-- WHAT IS EXPECTED --
Copy the data below exactly, omitting any picture it contains.

-- DATA --
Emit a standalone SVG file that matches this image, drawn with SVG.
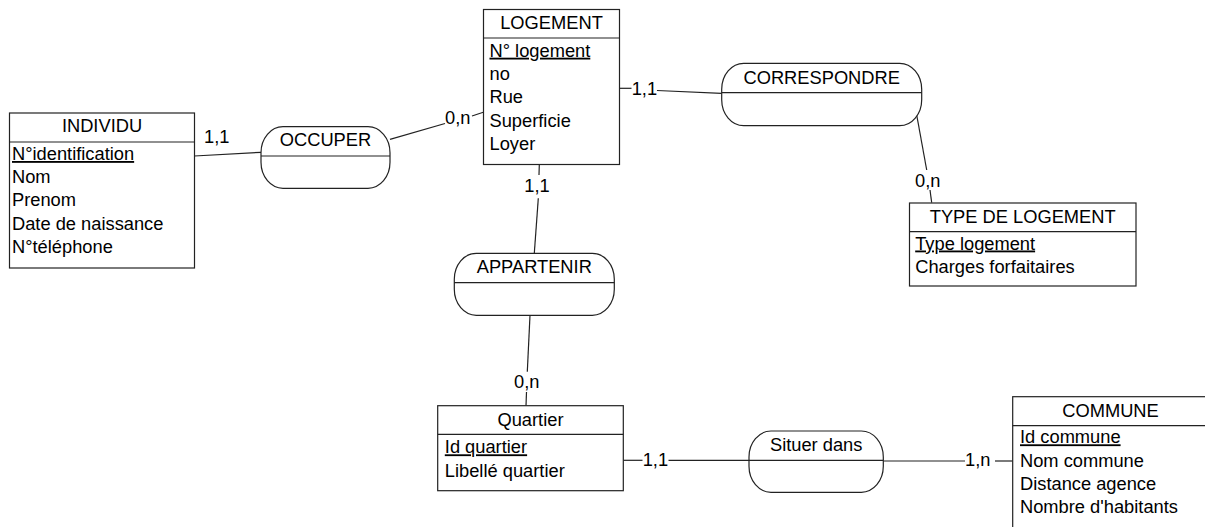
<svg xmlns="http://www.w3.org/2000/svg" width="1205" height="527" viewBox="0 0 1205 527">
<style>
text{font-family:"Liberation Sans",Arial,sans-serif;font-size:18.3px;fill:#000}
.t{text-anchor:middle}
.k{text-decoration:underline}
.box{fill:#fff;stroke:#222;stroke-width:1.2}
.sep{stroke:#222;stroke-width:1.2;fill:none}
.rel{fill:#fff;stroke:#222;stroke-width:1.2}
.c line{stroke:#222;stroke-width:1.2}
</style>
<rect width="1205" height="527" fill="#fff"/>
<g id="connectors" class="c">
<line x1="194.3" y1="156" x2="261" y2="152.3"/>
<line x1="390" y1="139.3" x2="445" y2="123.5"/>
<line x1="472" y1="116" x2="483.3" y2="112.3"/>
<line x1="619.3" y1="88.3" x2="631.5" y2="88.3"/>
<line x1="657" y1="90.5" x2="721.7" y2="93.3"/>
<line x1="916.7" y1="115" x2="926.7" y2="170"/>
<line x1="930" y1="190" x2="931.7" y2="202.7"/>
<line x1="539.3" y1="164.7" x2="539" y2="175"/>
<line x1="538.3" y1="198.3" x2="534.3" y2="253.3"/>
<line x1="530" y1="315.3" x2="527.3" y2="371.7"/>
<line x1="526.5" y1="392" x2="526" y2="405.7"/>
<line x1="623.3" y1="460.3" x2="642.5" y2="460.3"/>
<line x1="668.5" y1="460.3" x2="749" y2="460.3"/>
<line x1="883.3" y1="461" x2="965" y2="461"/>
<line x1="995" y1="461" x2="1012.7" y2="461"/>
<text x="204" y="142.7">1,1</text>
<text x="445" y="124">0,n</text>
<text x="631.7" y="95">1,1</text>
<text x="915" y="187.3">0,n</text>
<text x="537" y="192.3" class="t">1,1</text>
<text x="526.7" y="388.3" class="t">0,n</text>
<text x="642.7" y="466">1,1</text>
<text x="965" y="466">1,n</text>
</g>
<g id="individu">
<rect class="box" x="9.5" y="113" width="185" height="155"/>
<line class="sep" x1="9.5" y1="142" x2="194.5" y2="142"/>
<text x="102" y="131.7" class="t">INDIVIDU</text>
<text x="12" y="160" class="k">N°identification</text>
<text x="12" y="183.2">Nom</text>
<text x="12" y="206.4">Prenom</text>
<text x="12" y="229.6">Date de naissance</text>
<text x="12" y="252.8">N°téléphone</text>
</g>
<g id="logement">
<rect class="box" x="483.5" y="9.5" width="136" height="155"/>
<line class="sep" x1="483.5" y1="38" x2="619.5" y2="38"/>
<text x="551.5" y="29.3" class="t">LOGEMENT</text>
<text x="489.5" y="56.7" class="k">N° logement</text>
<text x="489.5" y="80">no</text>
<text x="489.5" y="103.3">Rue</text>
<text x="489.5" y="126.6">Superficie</text>
<text x="489.5" y="149.9">Loyer</text>
</g>
<g id="type_logement">
<rect class="box" x="909.5" y="203" width="226.5" height="83"/>
<line class="sep" x1="909.5" y1="231.7" x2="1136" y2="231.7"/>
<text x="1022.7" y="223.3" class="t">TYPE DE LOGEMENT</text>
<text x="915.2" y="249.5" class="k">Type logement</text>
<text x="915.2" y="273.3">Charges forfaitaires</text>
</g>
<g id="quartier">
<rect class="box" x="437.7" y="405.7" width="185.6" height="85"/>
<line class="sep" x1="437.7" y1="434.3" x2="623.3" y2="434.3"/>
<text x="530.5" y="426" class="t">Quartier</text>
<text x="444.8" y="453.3" class="k">Id quartier</text>
<text x="444.8" y="476.7">Libellé quartier</text>
</g>
<g id="commune">
<rect class="box" x="1012.7" y="396.7" width="196" height="150"/>
<line class="sep" x1="1012.7" y1="425.7" x2="1208.7" y2="425.7"/>
<text x="1110.5" y="417.3" class="t">COMMUNE</text>
<text x="1020" y="443.3" class="k">Id commune</text>
<text x="1020" y="466.5">Nom commune</text>
<text x="1020" y="489.7">Distance agence</text>
<text x="1020" y="512.9">Nombre d'habitants</text>
</g>
<g id="occuper">
<rect class="rel" x="261" y="126.7" width="129" height="61.6" rx="22" ry="26"/>
<line class="sep" x1="261" y1="156" x2="390" y2="156"/>
<text x="325.5" y="145.7" class="t">OCCUPER</text>
</g>
<g id="correspondre">
<rect class="rel" x="721.7" y="63.3" width="200" height="62.4" rx="22" ry="26"/>
<line class="sep" x1="721.7" y1="92.7" x2="921.7" y2="92.7"/>
<text x="821.7" y="84" class="t">CORRESPONDRE</text>
</g>
<g id="appartenir">
<rect class="rel" x="454.3" y="253.3" width="160" height="62" rx="22" ry="26"/>
<line class="sep" x1="454.3" y1="282.7" x2="614.3" y2="282.7"/>
<text x="534.3" y="273.3" class="t">APPARTENIR</text>
</g>
<g id="situer_dans">
<rect class="rel" x="749" y="431" width="134.3" height="61.3" rx="22" ry="26"/>
<line class="sep" x1="749" y1="460.3" x2="883.3" y2="460.3"/>
<text x="816.2" y="451" class="t">Situer dans</text>
</g>
</svg>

-- SOLUTION BELOW --
Emit a standalone SVG file that matches this image, drawn with SVG.
<svg xmlns="http://www.w3.org/2000/svg" width="1205" height="527" viewBox="0 0 1205 527">
<style>
text{font-family:"Liberation Sans",Arial,sans-serif;font-size:18.3px;fill:#000}
.t{text-anchor:middle}
.k{text-decoration:underline}
.box{fill:#fff;stroke:#222;stroke-width:1.2}
.sep{stroke:#222;stroke-width:1.2;fill:none}
.rel{fill:#fff;stroke:#222;stroke-width:1.2}
.c line{stroke:#222;stroke-width:1.2}
</style>
<rect width="1205" height="527" fill="#fff"/>
<g id="connectors" class="c">
<line x1="194.3" y1="156" x2="261" y2="152.3"/>
<line x1="390" y1="139.3" x2="445" y2="123.5"/>
<line x1="472" y1="116" x2="483.3" y2="112.3"/>
<line x1="619.3" y1="88.3" x2="631.5" y2="88.3"/>
<line x1="657" y1="90.5" x2="721.7" y2="93.3"/>
<line x1="916.7" y1="115" x2="926.7" y2="170"/>
<line x1="930" y1="190" x2="931.7" y2="202.7"/>
<line x1="539.3" y1="164.7" x2="539" y2="175"/>
<line x1="538.3" y1="198.3" x2="534.3" y2="253.3"/>
<line x1="530" y1="315.3" x2="527.3" y2="371.7"/>
<line x1="526.5" y1="392" x2="526" y2="405.7"/>
<line x1="623.3" y1="460.3" x2="642.5" y2="460.3"/>
<line x1="668.5" y1="460.3" x2="749" y2="460.3"/>
<line x1="883.3" y1="461" x2="965" y2="461"/>
<line x1="995" y1="461" x2="1012.7" y2="461"/>
<text x="204" y="142.7">1,1</text>
<text x="445" y="124">0,n</text>
<text x="631.7" y="95">1,1</text>
<text x="915" y="187.3">0,n</text>
<text x="537" y="192.3" class="t">1,1</text>
<text x="526.7" y="388.3" class="t">0,n</text>
<text x="642.7" y="466">1,1</text>
<text x="965" y="466">1,n</text>
</g>
<g id="individu">
<rect class="box" x="9.5" y="113" width="185" height="155"/>
<line class="sep" x1="9.5" y1="142" x2="194.5" y2="142"/>
<text x="102" y="131.7" class="t">INDIVIDU</text>
<text x="12" y="160" class="k">N°identification</text>
<text x="12" y="183.2">Nom</text>
<text x="12" y="206.4">Prenom</text>
<text x="12" y="229.6">Date de naissance</text>
<text x="12" y="252.8">N°téléphone</text>
</g>
<g id="logement">
<rect class="box" x="483.5" y="9.5" width="136" height="155"/>
<line class="sep" x1="483.5" y1="38" x2="619.5" y2="38"/>
<text x="551.5" y="29.3" class="t">LOGEMENT</text>
<text x="489.5" y="56.7" class="k">N° logement</text>
<text x="489.5" y="80">no</text>
<text x="489.5" y="103.3">Rue</text>
<text x="489.5" y="126.6">Superficie</text>
<text x="489.5" y="149.9">Loyer</text>
</g>
<g id="type_logement">
<rect class="box" x="909.5" y="203" width="226.5" height="83"/>
<line class="sep" x1="909.5" y1="231.7" x2="1136" y2="231.7"/>
<text x="1022.7" y="223.3" class="t">TYPE DE LOGEMENT</text>
<text x="915.2" y="249.5" class="k">Type logement</text>
<text x="915.2" y="273.3">Charges forfaitaires</text>
</g>
<g id="quartier">
<rect class="box" x="437.7" y="405.7" width="185.6" height="85"/>
<line class="sep" x1="437.7" y1="434.3" x2="623.3" y2="434.3"/>
<text x="530.5" y="426" class="t">Quartier</text>
<text x="444.8" y="453.3" class="k">Id quartier</text>
<text x="444.8" y="476.7">Libellé quartier</text>
</g>
<g id="commune">
<rect class="box" x="1012.7" y="396.7" width="196" height="150"/>
<line class="sep" x1="1012.7" y1="425.7" x2="1208.7" y2="425.7"/>
<text x="1110.5" y="417.3" class="t">COMMUNE</text>
<text x="1020" y="443.3" class="k">Id commune</text>
<text x="1020" y="466.5">Nom commune</text>
<text x="1020" y="489.7">Distance agence</text>
<text x="1020" y="512.9">Nombre d'habitants</text>
</g>
<g id="occuper">
<rect class="rel" x="261" y="126.7" width="129" height="61.6" rx="22" ry="26"/>
<line class="sep" x1="261" y1="156" x2="390" y2="156"/>
<text x="325.5" y="145.7" class="t">OCCUPER</text>
</g>
<g id="correspondre">
<rect class="rel" x="721.7" y="63.3" width="200" height="62.4" rx="22" ry="26"/>
<line class="sep" x1="721.7" y1="92.7" x2="921.7" y2="92.7"/>
<text x="821.7" y="84" class="t">CORRESPONDRE</text>
</g>
<g id="appartenir">
<rect class="rel" x="454.3" y="253.3" width="160" height="62" rx="22" ry="26"/>
<line class="sep" x1="454.3" y1="282.7" x2="614.3" y2="282.7"/>
<text x="534.3" y="273.3" class="t">APPARTENIR</text>
</g>
<g id="situer_dans">
<rect class="rel" x="749" y="431" width="134.3" height="61.3" rx="22" ry="26"/>
<line class="sep" x1="749" y1="460.3" x2="883.3" y2="460.3"/>
<text x="816.2" y="451" class="t">Situer dans</text>
</g>
</svg>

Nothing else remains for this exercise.